**Written request:**
Exactly as written, write out the lines below from the first to the one containing "const ref = useRef<HTMLDivElement>(null);", inclusive. Pictures do not belong in the copy.

**Data extract:**
# # # # # # #
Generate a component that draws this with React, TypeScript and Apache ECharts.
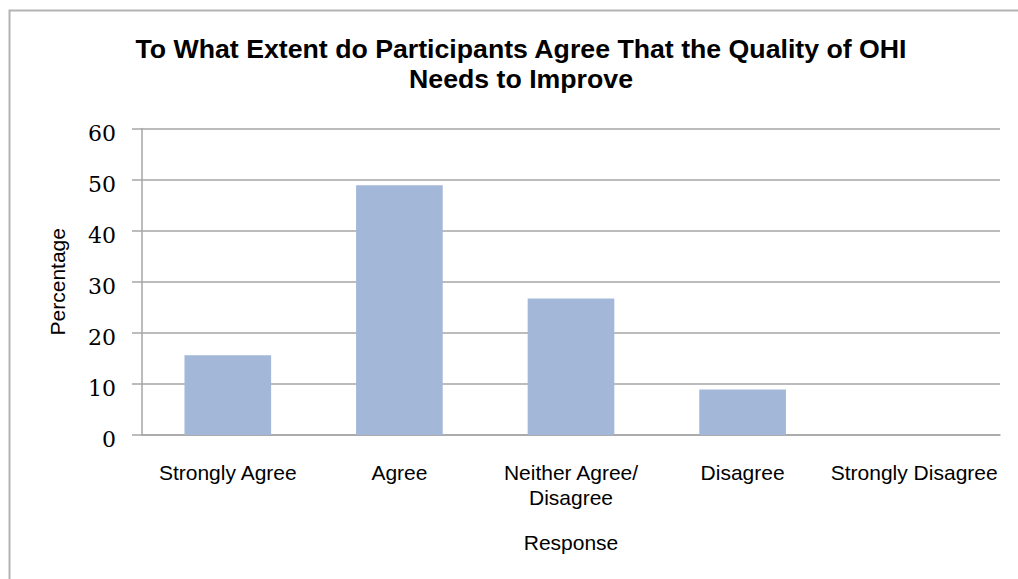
import React, { useEffect, useRef } from "react";
import * as echarts from "echarts";

// Survey responses (% of participants)
const categories = [
  "Strongly Agree",
  "Agree",
  "Neither Agree/\nDisagree",
  "Disagree",
  "Strongly Disagree",
];
const percentages = [15.6, 48.9, 26.7, 8.9, 0];
const yTicks = { min: 0, max: 60, interval: 10 };

const titleLines = [
  "To What Extent do Participants Agree That the Quality of OHI",
  "Needs to Improve",
];

const SANS = "Arial, 'Liberation Sans', sans-serif";
const SERIF = "'DejaVu Serif', 'Liberation Serif', serif";
const GRID_GRAY = "#a6a6a6";

export default function App() {
  const ref = useRef<HTMLDivElement>(null);

  useEffect(() => {
    if (!ref.current) return;
    const chart = echarts.init(ref.current, undefined, { renderer: "svg" });
    chart.setOption({
      animation: false,
      backgroundColor: "#ffffff",
      title: {
        text: titleLines.join("\n"),
        left: 516,
        top: 29,
        textAlign: "center",
        textStyle: {
          fontFamily: SANS,
          fontSize: 26.7,
          fontWeight: "bold",
          color: "#000000",
          lineHeight: 30,
          align: "center",
        },
      },
      graphic: [
        {
          type: "rect",
          shape: { x: 9.5, y: 10.5, width: 1040, height: 620 },
          style: { fill: "none", stroke: "#b3b3b3", lineWidth: 2 },
          silent: true,
        },
      ],
      grid: { left: 142, right: 18, top: 128.5, bottom: 144 },
      xAxis: {
        type: "category",
        data: categories,
        name: "Response",
        nameLocation: "middle",
        nameGap: 97,
        nameTextStyle: { fontFamily: SANS, fontSize: 21, color: "#000000" },
        axisLine: { show: true, lineStyle: { color: GRID_GRAY, width: 1.5 } },
        axisTick: { show: false },
        axisLabel: {
          fontFamily: SANS,
          fontSize: 21,
          color: "#000000",
          margin: 25,
          lineHeight: 25,
          interval: 0,
        },
      },
      yAxis: {
        type: "value",
        min: yTicks.min,
        max: yTicks.max,
        interval: yTicks.interval,
        name: "Percentage",
        nameLocation: "middle",
        nameGap: 74,
        nameRotate: 90,
        nameTextStyle: { fontFamily: SANS, fontSize: 21, color: "#000000" },
        axisLine: { show: true, lineStyle: { color: GRID_GRAY, width: 1.5 } },
        axisTick: {
          show: true,
          length: 10,
          lineStyle: { color: GRID_GRAY, width: 1.5 },
        },
        axisLabel: {
          margin: 26,
          formatter: "{v|{value}}",
          rich: {
            v: {
              fontFamily: SERIF,
              fontSize: 22,
              color: "#000000",
              padding: [9, 0, 0, 0],
            },
          },
        },
        splitLine: { show: true, lineStyle: { color: GRID_GRAY, width: 1.5 } },
      },
      series: [
        {
          type: "bar",
          data: percentages,
          barWidth: "50.5%",
          itemStyle: { color: "#a3b7d9" },
        },
      ],
    });
    return () => chart.dispose();
  }, []);

  return (
    <div
      ref={ref}
      style={{ position: "fixed", left: 0, top: 0, width: 1018, height: 579 }}
    />
  );
}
# # # # # # #
**Output for this task:**
Generate a component that draws this with React, TypeScript and Apache ECharts.
import React, { useEffect, useRef } from "react";
import * as echarts from "echarts";

// Survey responses (% of participants)
const categories = [
  "Strongly Agree",
  "Agree",
  "Neither Agree/\nDisagree",
  "Disagree",
  "Strongly Disagree",
];
const percentages = [15.6, 48.9, 26.7, 8.9, 0];
const yTicks = { min: 0, max: 60, interval: 10 };

const titleLines = [
  "To What Extent do Participants Agree That the Quality of OHI",
  "Needs to Improve",
];

const SANS = "Arial, 'Liberation Sans', sans-serif";
const SERIF = "'DejaVu Serif', 'Liberation Serif', serif";
const GRID_GRAY = "#a6a6a6";

export default function App() {
  const ref = useRef<HTMLDivElement>(null);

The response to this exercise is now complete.